## SET TASK
Would you transcribe the whole listing exactly, minus its pictures?

-------- DATASET CONTENT

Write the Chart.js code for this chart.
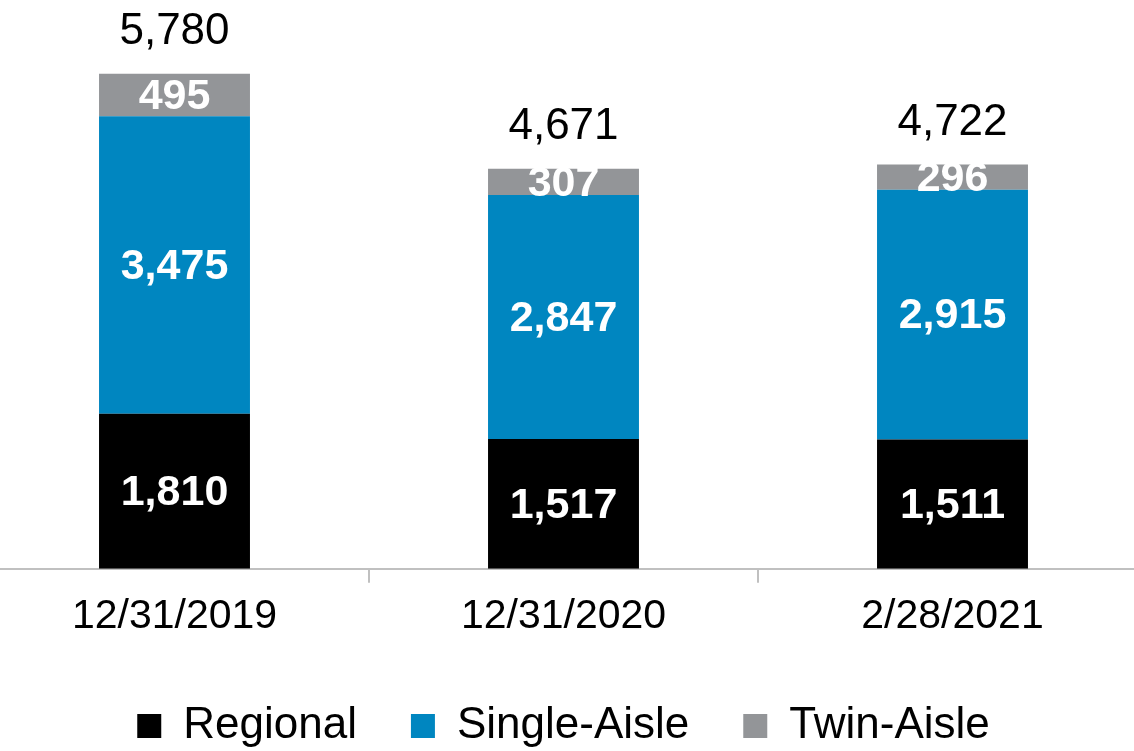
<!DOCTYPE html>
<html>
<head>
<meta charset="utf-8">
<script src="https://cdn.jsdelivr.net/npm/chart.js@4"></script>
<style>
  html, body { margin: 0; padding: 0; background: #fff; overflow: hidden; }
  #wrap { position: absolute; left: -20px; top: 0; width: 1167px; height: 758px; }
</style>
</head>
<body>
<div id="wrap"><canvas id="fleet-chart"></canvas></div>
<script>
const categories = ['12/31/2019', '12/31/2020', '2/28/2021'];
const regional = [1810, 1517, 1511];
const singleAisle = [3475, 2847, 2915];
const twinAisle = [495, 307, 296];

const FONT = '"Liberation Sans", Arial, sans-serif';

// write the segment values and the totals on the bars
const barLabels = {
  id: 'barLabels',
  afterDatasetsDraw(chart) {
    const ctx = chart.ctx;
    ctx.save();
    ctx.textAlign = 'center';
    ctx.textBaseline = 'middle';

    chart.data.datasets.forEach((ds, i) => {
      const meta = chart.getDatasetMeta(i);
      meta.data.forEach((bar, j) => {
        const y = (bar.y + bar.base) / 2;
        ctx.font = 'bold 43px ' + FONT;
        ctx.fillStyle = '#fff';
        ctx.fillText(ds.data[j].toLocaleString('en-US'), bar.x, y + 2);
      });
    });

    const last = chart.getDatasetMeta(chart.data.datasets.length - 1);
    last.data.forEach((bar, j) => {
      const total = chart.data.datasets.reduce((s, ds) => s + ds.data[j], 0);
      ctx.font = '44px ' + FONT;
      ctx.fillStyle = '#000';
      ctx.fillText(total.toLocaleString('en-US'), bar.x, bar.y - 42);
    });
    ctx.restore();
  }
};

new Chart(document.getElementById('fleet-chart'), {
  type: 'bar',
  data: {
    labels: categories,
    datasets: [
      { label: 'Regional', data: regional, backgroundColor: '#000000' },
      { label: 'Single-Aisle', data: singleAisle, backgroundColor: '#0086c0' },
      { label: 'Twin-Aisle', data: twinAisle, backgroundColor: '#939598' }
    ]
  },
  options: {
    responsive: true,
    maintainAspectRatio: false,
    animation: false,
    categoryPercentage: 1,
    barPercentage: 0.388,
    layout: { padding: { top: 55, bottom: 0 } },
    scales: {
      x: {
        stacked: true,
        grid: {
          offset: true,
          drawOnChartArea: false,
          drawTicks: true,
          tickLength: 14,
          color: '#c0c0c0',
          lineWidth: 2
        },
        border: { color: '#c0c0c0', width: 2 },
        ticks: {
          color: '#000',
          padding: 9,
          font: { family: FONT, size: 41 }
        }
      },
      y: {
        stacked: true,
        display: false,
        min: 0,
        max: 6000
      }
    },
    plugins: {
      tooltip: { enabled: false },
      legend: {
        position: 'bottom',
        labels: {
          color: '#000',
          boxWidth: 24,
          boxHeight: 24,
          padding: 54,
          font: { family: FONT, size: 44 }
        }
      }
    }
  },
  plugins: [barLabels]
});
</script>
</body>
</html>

----------------

## OUTPUT FOR THIS TASK
Write the Chart.js code for this chart.
<!DOCTYPE html>
<html>
<head>
<meta charset="utf-8">
<script src="https://cdn.jsdelivr.net/npm/chart.js@4"></script>
<style>
  html, body { margin: 0; padding: 0; background: #fff; overflow: hidden; }
  #wrap { position: absolute; left: -20px; top: 0; width: 1167px; height: 758px; }
</style>
</head>
<body>
<div id="wrap"><canvas id="fleet-chart"></canvas></div>
<script>
const categories = ['12/31/2019', '12/31/2020', '2/28/2021'];
const regional = [1810, 1517, 1511];
const singleAisle = [3475, 2847, 2915];
const twinAisle = [495, 307, 296];

const FONT = '"Liberation Sans", Arial, sans-serif';

// write the segment values and the totals on the bars
const barLabels = {
  id: 'barLabels',
  afterDatasetsDraw(chart) {
    const ctx = chart.ctx;
    ctx.save();
    ctx.textAlign = 'center';
    ctx.textBaseline = 'middle';

    chart.data.datasets.forEach((ds, i) => {
      const meta = chart.getDatasetMeta(i);
      meta.data.forEach((bar, j) => {
        const y = (bar.y + bar.base) / 2;
        ctx.font = 'bold 43px ' + FONT;
        ctx.fillStyle = '#fff';
        ctx.fillText(ds.data[j].toLocaleString('en-US'), bar.x, y + 2);
      });
    });

    const last = chart.getDatasetMeta(chart.data.datasets.length - 1);
    last.data.forEach((bar, j) => {
      const total = chart.data.datasets.reduce((s, ds) => s + ds.data[j], 0);
      ctx.font = '44px ' + FONT;
      ctx.fillStyle = '#000';
      ctx.fillText(total.toLocaleString('en-US'), bar.x, bar.y - 42);
    });
    ctx.restore();
  }
};

new Chart(document.getElementById('fleet-chart'), {
  type: 'bar',
  data: {
    labels: categories,
    datasets: [
      { label: 'Regional', data: regional, backgroundColor: '#000000' },
      { label: 'Single-Aisle', data: singleAisle, backgroundColor: '#0086c0' },
      { label: 'Twin-Aisle', data: twinAisle, backgroundColor: '#939598' }
    ]
  },
  options: {
    responsive: true,
    maintainAspectRatio: false,
    animation: false,
    categoryPercentage: 1,
    barPercentage: 0.388,
    layout: { padding: { top: 55, bottom: 0 } },
    scales: {
      x: {
        stacked: true,
        grid: {
          offset: true,
          drawOnChartArea: false,
          drawTicks: true,
          tickLength: 14,
          color: '#c0c0c0',
          lineWidth: 2
        },
        border: { color: '#c0c0c0', width: 2 },
        ticks: {
          color: '#000',
          padding: 9,
          font: { family: FONT, size: 41 }
        }
      },
      y: {
        stacked: true,
        display: false,
        min: 0,
        max: 6000
      }
    },
    plugins: {
      tooltip: { enabled: false },
      legend: {
        position: 'bottom',
        labels: {
          color: '#000',
          boxWidth: 24,
          boxHeight: 24,
          padding: 54,
          font: { family: FONT, size: 44 }
        }
      }
    }
  },
  plugins: [barLabels]
});
</script>
</body>
</html>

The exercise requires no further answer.